Horace Edward Manners Fildes was born on 5 October 1875 in Temuka, South Canterbury, where his father, John Gifford Fildes, was the manager of the Bank of New Zealand. Horace was the fourth child of his father's second marriage, to Jessie Sophia Taine. The family moved around, and Horace attended school in Blenheim and Greytown.
Fildes entered the Post and Telegraph Department in Wellington in February 1893. He rose through the ranks to become chief postmaster in Westport (1924–25), assistant chief postmaster in Christchurch (1925–26) and assistant chief postmaster in Wellington in April 1926. He was acting chief postmaster of Wellington when he retired in 1929. His career was interrupted by three years on war service with the pay corps of the Otago Infantry Regiment. He served nearly a year in France as sergeant, returning to the Post and Telegraph Department in late 1919.
His formal career was much less important than his passion for the collection, annotation and indexing of books and papers on the early history of New Zealand. This began about 1896, was interrupted in 1909 when (for reasons unknown) he sold some 200 volumes to the Palmerston North Public Library, but was taken up again almost immediately. By the early 1920s he was eagerly collecting additions to T. M. Hocken's bibliography of New Zealand literature, and about 1925 he began a manuscript 'Supplement to Hocken'. Like Hocken, he included brief articles and works with short references to New Zealand in a text primarily concerned with other matters; he also incorporated items he did not own but had seen reported in booksellers' catalogues. In his own collection he indexed all references, however slight, to the many early residents and visitors in whose careers he was interested.
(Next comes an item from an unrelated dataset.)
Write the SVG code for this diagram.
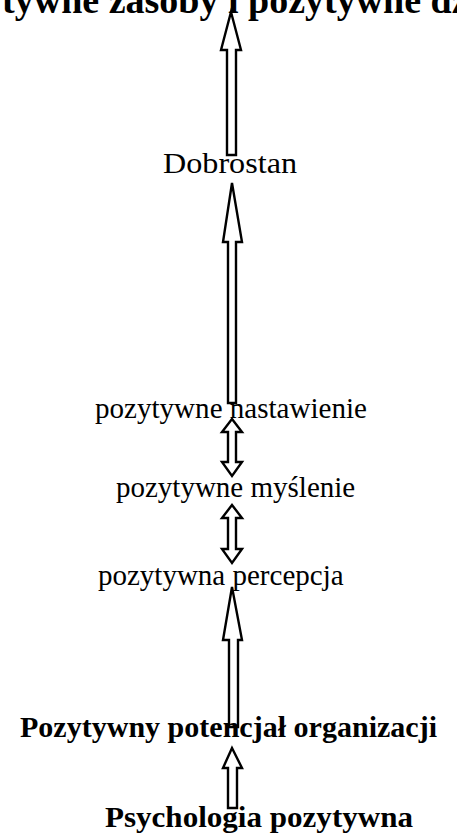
<svg xmlns="http://www.w3.org/2000/svg" width="457" height="838" viewBox="0 0 457 838">
<style>
.t{font-family:"Liberation Serif","Times New Roman",serif;fill:#000}
.n{font-size:29px}
.b{font-size:30px;font-weight:bold}
.a{fill:#fff;stroke:#000;stroke-width:2.4;stroke-linejoin:miter}
</style>
<rect width="457" height="838" fill="#fff"/>
<g id="connectors">
<path class="a" d="M231,12 L241,50 L236,50 L236,155 L227,155 L227,50 L221,50 Z"/>
<path class="a" d="M232,183 L242,242 L236,242 L236,403 L228,403 L228,242 L223,242 Z"/>
<path class="a" d="M232,419 L242,432 L236,432 L236,462 L242,462 L232,476 L222,462 L228,462 L228,432 L222,432 Z"/>
<path class="a" d="M232,505 L242,518 L236,518 L236,549 L242,549 L232,563 L222,549 L228,549 L228,518 L222,518 Z"/>
<path class="a" d="M232,587 L242,640 L238,640 L238,727 L229,727 L229,640 L223,640 Z"/>
<path class="a" d="M232,748 L242,768 L237,768 L237,808 L228,808 L228,768 L223,768 Z"/>
</g>
<g id="n-top"><text class="t b" x="-76" y="13" style="font-size:38px">Pozytywne zasoby i pozytywne działania</text></g>
<g id="n-dobrostan"><text class="t n" x="163" y="173" textLength="134" lengthAdjust="spacingAndGlyphs">Dobrostan</text></g>
<g id="n-nastawienie"><text class="t n" x="95" y="418" textLength="272" lengthAdjust="spacingAndGlyphs">pozytywne nastawienie</text></g>
<g id="n-myslenie"><text class="t n" x="116" y="497">pozytywne myślenie</text></g>
<g id="n-percepcja"><text class="t n" x="98" y="585">pozytywna percepcja</text></g>
<g id="n-potencjal"><text class="t b" x="20" y="737" textLength="417" lengthAdjust="spacingAndGlyphs">Pozytywny potencjał organizacji</text></g>
<g id="n-psychologia"><text class="t b" x="105" y="827" textLength="308" lengthAdjust="spacingAndGlyphs">Psychologia pozytywna</text></g>
</svg>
Cumulated into a set of index volumes, these references continue to provide an invaluable aid to researchers.
During his life Fildes used these indexes to assist amateur and professional historians. Not everyone showed the gratitude he expected, and considerable bitterness resulted, especially when he wrote to point out the errors of detail left by careless writers. It was this habit that led Guy Scholefield to describe him as one 'who for many years acted as voluntary corrector of the press to all who ventured on historical publication in New Zealand'. Scholefield did not appreciate being corrected; others who did, and remained good friends, included Elsdon Best, James Cowan, J. R. Elder and A. H. Reed.
In addition to his book collecting, Fildes corresponded with such survivors of early New Zealand settlement as he could find. Among these was Major General H. G. Robley, veteran of the battle of Gate Pa, whom Fildes met in London and assisted to compile his memoirs. Fildes also worked on Charles Armitage Brown, the friend of John Keats who came to New Plymouth in 1840. Fildes's book on Brown was rejected by Oxford University Press, but has been used by subsequent researchers (notably E. H. McCormick). The same pattern occurred in most of Fildes's other research: a single newspaper article might appear, but the bulk of his material remained only in manuscript to be drawn upon by others. He published two pamphlets, one on the history of Methodism in New Zealand, the other The last of the Ngati Mamoe. He was on the executive of the Wellington Provincial Historical sub-committee for the 1940 centennial celebrations.
On 9 September 1931 at Wellington, Fildes married Florence Gertrude Harris, a young woman in her 20s; they had no children. Fildes died at Wellington on 7 October 1937, survived by his wife. He left nearly 2,000 volumes to the Victoria University College Library, as well as more than 120 paintings and prints to the Dominion Museum.